Right After This Important Message

| No Comments

I listen regularly to WNYC, the local NPR station. But when we’re in the car, Eileene often listens to WCBS (AM 880), first for the traffic reports and then because she just wants noise on the radio.

And noise it is: newsoid bits delivered in fifteen- or thirty-second headlines. What really bothers me about the station is not the sound bites posing as news, however; it’s the commercials posing as news. Many ads are delivered in the same bland newscaster voice with little or no warning that the nominal news has given way to sales. I don’t consider “We’ll have the traffic for you right after this,” sufficient. Quickly telling the difference between the two can be very difficult, unless you recognize the announcers by voice, and by the time you’ve separated potentially useful information from blather, you’ve already been distracted from traffic.

This morning, however, I worked out a quick way to distinguish newsoid from commercial: bad news is news; good news is advertising. Earthquake? News. Murder? News. Live healthier? Diet pill ad. First lady insulted? News. First lady gardens? Nursery ad. Riots in Italy? News. Festival in Italy?

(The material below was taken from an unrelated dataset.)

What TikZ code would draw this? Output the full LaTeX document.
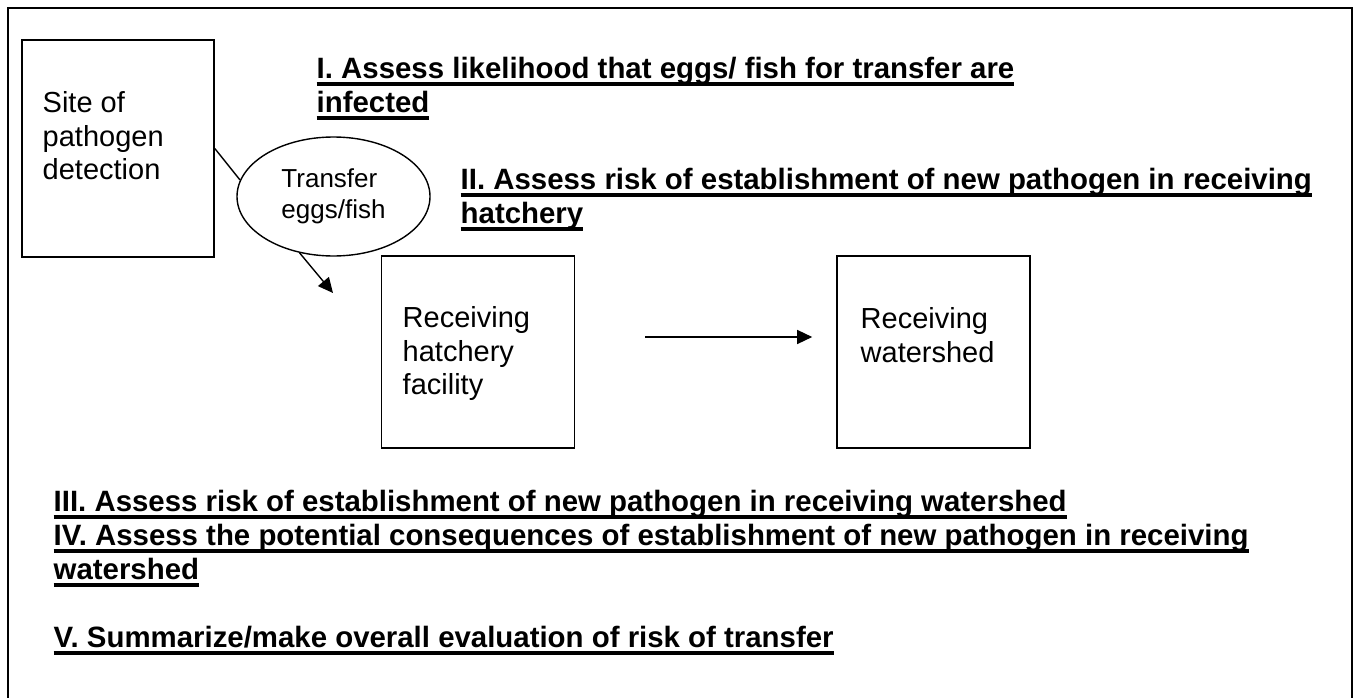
\documentclass[tikz,border=0pt]{standalone}
\usepackage{fontspec}
\setmainfont{Liberation Sans}
\usetikzlibrary{positioning,shapes.geometric,arrows.meta}

% thick underline as in the word-processor original
\newcommand{\ulbold}[1]{\setbox0=\hbox{#1}\rlap{\rule[-7.5pt]{\wd0}{4pt}}\box0}

\tikzset{
  stage/.style={rectangle,draw,line width=1.6pt,inner sep=0pt,minimum width=193pt},
  stagetext/.style={anchor=north west,align=left,inner sep=0pt,font=\fontsize{29}{33.5}\selectfont},
  heading/.style={anchor=north west,align=left,inner sep=0pt,font=\fontsize{29.4}{34}\selectfont\bfseries},
}

\begin{document}
\begin{tikzpicture}[x=1pt,y=-1pt,>={Triangle[length=15pt,width=14pt]},line width=1.4pt]
  \useasboundingbox (0,0) rectangle (1359,698);
  \draw[line width=1.8pt] (8,720) -- (8,8) -- (1352,8) -- (1352,720);

  % the three places
  \node[stage,minimum width=192pt,minimum height=217pt] (site) at (118,148.5) {};
  \node[stage,minimum height=192pt] (hatch) at (478,352) {};
  \node[stage,minimum height=192pt] (shed)  at (933.5,352) {};
  \node[stagetext] (sitetxt)  at (42,91)   {Site of\\pathogen\\detection};
  \node[stagetext] (hatchtxt) at (402,306) {Receiving\\hatchery\\facility};
  \node[stagetext] (shedtxt)  at (860,307) {Receiving\\watershed};

  \node[ellipse,draw,minimum width=193pt,minimum height=119pt,inner sep=0pt,
        align=left,font=\fontsize{26}{31}\selectfont] (transfer) at (333.5,196.5) {Transfer\\eggs/fish};

  % connectors
  \coordinate (drop) at (333,293);
  \draw (site.east) -- (transfer.170);
  \draw[->] (transfer.239) -- (drop);
  \draw[->,shorten <=70pt,shorten >=24pt] ([yshift=15pt]hatch.east) -- ([yshift=15pt]shed.west);

  % assessment steps
  \node[heading] (stepone) at (316,56)
    {\ulbold{I. Assess likelihood that eggs/ fish for transfer are}\\\ulbold{infected}};
  \node[heading] (steptwo) at (460,167)
    {\ulbold{II. Assess risk of establishment of new pathogen in receiving}\\\ulbold{hatchery}};
  \node[heading] (stepthree) at (53,489)
    {\ulbold{III. Assess risk of establishment of new pathogen in receiving watershed}};
  \node[heading] (stepfour) at (53,523)
    {\ulbold{IV. Assess the potential consequences of establishment of new pathogen in receiving}\\\ulbold{watershed}};
  \node[heading] (stepfive) at (53,625)
    {\ulbold{V. Summarize/make overall evaluation of risk of transfer}};
\end{tikzpicture}
\end{document}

Tourism ad.

The technique isn’t perfect. The stock market was down this morning, but presumably it’s still news when it’s up. And medical news is tricky; a report on a promising but experimental approach to curing some disease you’ve never heard of sounds almost exactly like a pharmaceutical product placement. But it’s pretty reliable. I’d be willing to bet you could keep up with 90% of the newsoids while ignoring 90% of the commercials once you learned to tune in only when someone speaks with a frowny voice.

Of course, that would only reinforce the sense that all news is bad news, and the world is going to hell starting this Tuesday, but really: how is that so different from the news as it is already?